Task statement:
Everything from the first line of the data below through the line that contains "plt.rcParams['axes.labelcolor'] = 'black'" should be written out exactly, please, and nothing more; the pictures stay out.

Supplied information:

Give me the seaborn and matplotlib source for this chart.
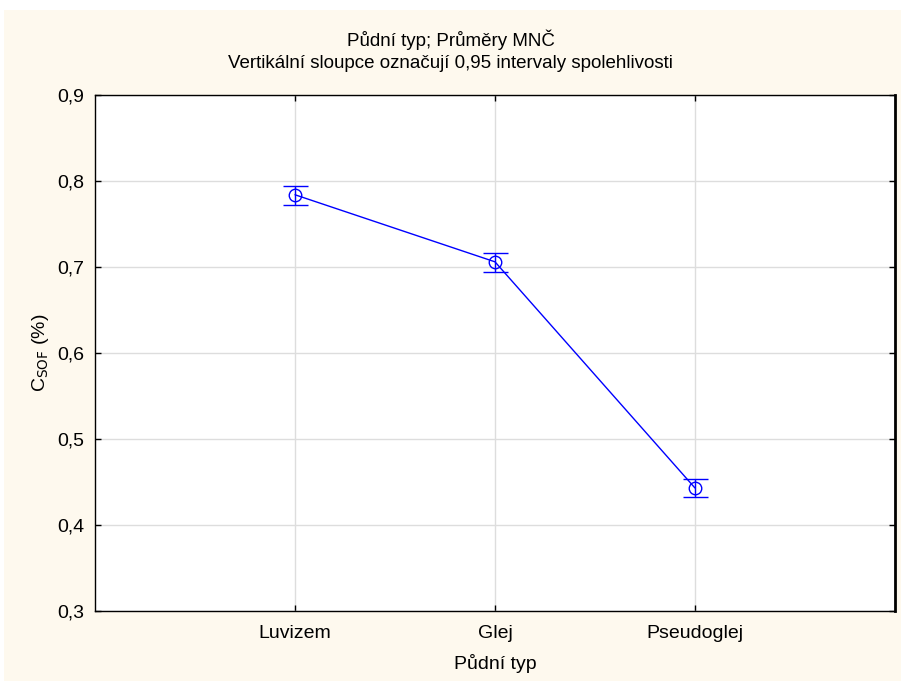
import matplotlib
matplotlib.use("Agg")
import matplotlib.pyplot as plt
import seaborn as sns
import pandas as pd
from matplotlib.patches import Rectangle

categories = ["Luvizem", "Glej", "Pseudoglej"]
means = [0.784, 0.706, 0.443]
ci_low = [0.772, 0.694, 0.432]
ci_high = [0.794, 0.716, 0.454]
yticks = [0.3, 0.4, 0.5, 0.6, 0.7, 0.8, 0.9]

sns.set_theme(style="white")
plt.rcParams['font.family'] = ['Liberation Sans', 'DejaVu Sans']
plt.rcParams['text.color'] = 'black'
plt.rcParams['axes.labelcolor'] = 'black'

df = pd.DataFrame({"typ": categories, "mean": means, "lo": ci_low, "hi": ci_high})
df["x"] = range(1, len(categories) + 1)

fig = plt.figure(figsize=(9.01, 6.81), dpi=100, facecolor="white")
fig.patches.append(Rectangle((4/901, 0), 1, 1 - 10/681, transform=fig.transFigure,
                             facecolor="#FEF9EE", edgecolor="none", zorder=-10))
ax = fig.add_axes([95/901, 1 - 611/681, 800/901, 516/681])
ax.set_facecolor("white")

ax.errorbar(df["x"], df["mean"], yerr=[df["mean"] - df["lo"], df["hi"] - df["mean"]],
            fmt="none", ecolor="#0000FF", elinewidth=1, capsize=9, capthick=1, zorder=3)
sns.lineplot(data=df, x="x", y="mean", ax=ax, color="#0000FF", linewidth=1,
             marker="o", markersize=9, markerfacecolor="none", markeredgecolor="#0000FF",
             markeredgewidth=1, zorder=4)

ax.set_xlim(0, 4)
ax.set_ylim(0.3, 0.9)
ax.set_xticks(df["x"])
ax.set_xticklabels(categories, fontsize=14)
ax.set_yticks(yticks)
ax.set_yticklabels([f"{v:.1f}".replace(".", ",") for v in yticks], fontsize=14)
ax.grid(True, color="#DDDDDD", linewidth=1)
ax.set_axisbelow(True)
ax.tick_params(direction="in", length=4, width=1, color="black", top=True, right=True,
               bottom=True, left=True, pad=10, labelcolor="black")
ax.tick_params(axis="y", pad=8)
for s in ax.spines.values():
    s.set_color("black")
    s.set_linewidth(1)
    s.set_visible(True)
ax.spines["right"].set_linewidth(2)

ax.set_xlabel("Půdní typ", fontsize=14, labelpad=9, color="black")
ax.set_ylabel(r"C$_{\mathrm{SOF}}$ (%)", fontsize=14, labelpad=4, color="black")

fig.text(0.5, 1 - 40/681, "Půdní typ; Průměry MNČ", ha="center", va="center",
         fontsize=13.5, color="black")
fig.text(0.5, 1 - 64/681, "Vertikální sloupce označují 0,95 intervaly spolehlivosti",
         ha="center", va="center", fontsize=13.5, color="black")

fig.savefig("out.png", dpi=100, facecolor=fig.get_facecolor())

Final result:
Give me the seaborn and matplotlib source for this chart.
import matplotlib
matplotlib.use("Agg")
import matplotlib.pyplot as plt
import seaborn as sns
import pandas as pd
from matplotlib.patches import Rectangle

categories = ["Luvizem", "Glej", "Pseudoglej"]
means = [0.784, 0.706, 0.443]
ci_low = [0.772, 0.694, 0.432]
ci_high = [0.794, 0.716, 0.454]
yticks = [0.3, 0.4, 0.5, 0.6, 0.7, 0.8, 0.9]

sns.set_theme(style="white")
plt.rcParams['font.family'] = ['Liberation Sans', 'DejaVu Sans']
plt.rcParams['text.color'] = 'black'
plt.rcParams['axes.labelcolor'] = 'black'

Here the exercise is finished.